By Pam Linn


Sudden squall turns kayak caper dicey

I can’t believe I bought a kayak. But there it is, strapped to the rack on my Subaru Outback. It looks odd among the sedans of folks whose kayaking days are long past.

My daughter Betty and I are taking it to Hebgen Lake in the morning, hoping for what may be the season’s last warm days.

We need to get an early start, Betty says. I’m packed and ready to load up at 9:30 when I realize the car keys aren’t on the hook by the door. What the heck?

I dump out my purse. No luck. A frantic search ensues. I could have put them in the pocket of my sweats, but those went in the washing machine. I search the washer and dryer just in case. Good grief.

I call the Subaru dealer and ask if my emergency key will actually drive the car or just open the door. He says he thinks it will work. Thinks? My son-in-law has a Subaru and he agrees. He drives Betty over, loads her stuff in my car. And their dog Hershey, aka Big Brown, is coming with us. He’s the size of a small donkey and fills the whole cargo space. The clock is ticking.

We pull out at 11:30 for the two-hour drive. Betty says the road through Ennis has less traffic. Unfortunately, it also has a parade in progress. We idle to keep the AC on because Hershey is panting. A patrolman gives us directions to a place where we can swing onto the highway as soon as the last float has passed. This saves probably 30 minutes.

As we approach Hebgen Dam, it’s spewing water from a malfunctioning tower. Beside a huge crane, workers and divers are trying to staunch the flow. The lake water level has already fallen six feet, and residents of the little enclave of Kirkwood have been told to take their larger boats out.

Not an auspicious start for my maiden voyage.

We unload our stuff and put Hershey on the back porch, lest he dive in the water and, in a fit of irrational exuberance, swamp my Ocean Caper. It’s 11 feet and more stable than the longer canoe, but still.

Betty steadies the boat so I can get in. I so hope nobody’s watching. This is not a pretty sight. She gets in her canoe and we paddle out onto the lake turning away from the dam. Good thought.

Suddenly, I realize I have no clue what I’m doing. I did see pictures of how to right the Caper if it capsizes and get back in unassisted. Of course, the water is so cold I’d probably die of hypothermia before I could do any of that. What am I doing out here?

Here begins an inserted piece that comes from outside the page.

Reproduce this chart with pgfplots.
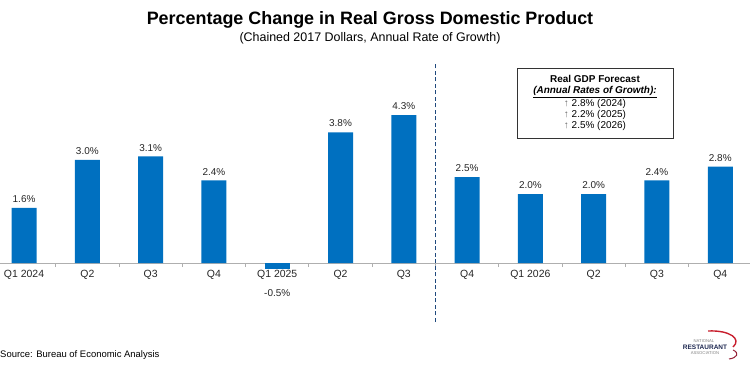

Well, it is beautiful. Caper and the canoe are the only boats on the lake, the water is calm and the sun is warm. We paddle into a gentle breeze, fairly close to the shoreline for a few miles until my arms tire and we turn back. Now the current helps a little and I’m able to maneuver back into the slip where we tie both boats up for the night.

As we drive back to the cabin I’m feeling grateful for an uneventful first outing. We liberate Hershey, cook up some pasta and open a bottle of cabernet. As the sun sets, we sip our wine and watch an osprey skim the water looking for his dinner. Life is good.

Later, Betty reaches into her purse and pulls out, you guessed it, the missing car keys. How they got there, we will never know. I sleep like a stone.

Despite a mixed forecast, the morning dawns sunny and clear. We linger over coffee and bagels. Big mistake. By the time we walk down to the slip the water is choppy and dark edged clouds are blowing in a stiff wind.

Betty leaves the canoe in but unties the Caper and paddles over to where I can get in. I head out toward open water, but today the wind is from the west. Within minutes white caps are forming and waves are slapping the prow. I’m digging in, pulling back, and making absolutely no headway. My shoulder hurts, a blister is forming on my thumb. For just a second, I wonder what might happen when I turn around and waves catch me broadside.

I plunge the paddle straight down and the Caper does a 180, lifts up and the waves are slapping the stern sending me back toward the slip. Trouble is I’m on the wrong side of the pier. Yikes! I pull hard on the left and the nose swings right, dip on the right and I’m finally headed in. Whoa. I’m sure glad Betty’s there because I don’t think I can get out of the kayak on my own. The wind and waves have earned my respect.

They say the weather will warm up again this week and may even hold into October. That would be good. I want to get the Caper out on the lake again. Soon. With any luck we won’t lose the keys or get stuck behind a parade. We won’t linger over coffee and we’ll get out early while the breeze is soft, the surface smooth and the sun warm. Carpe diem.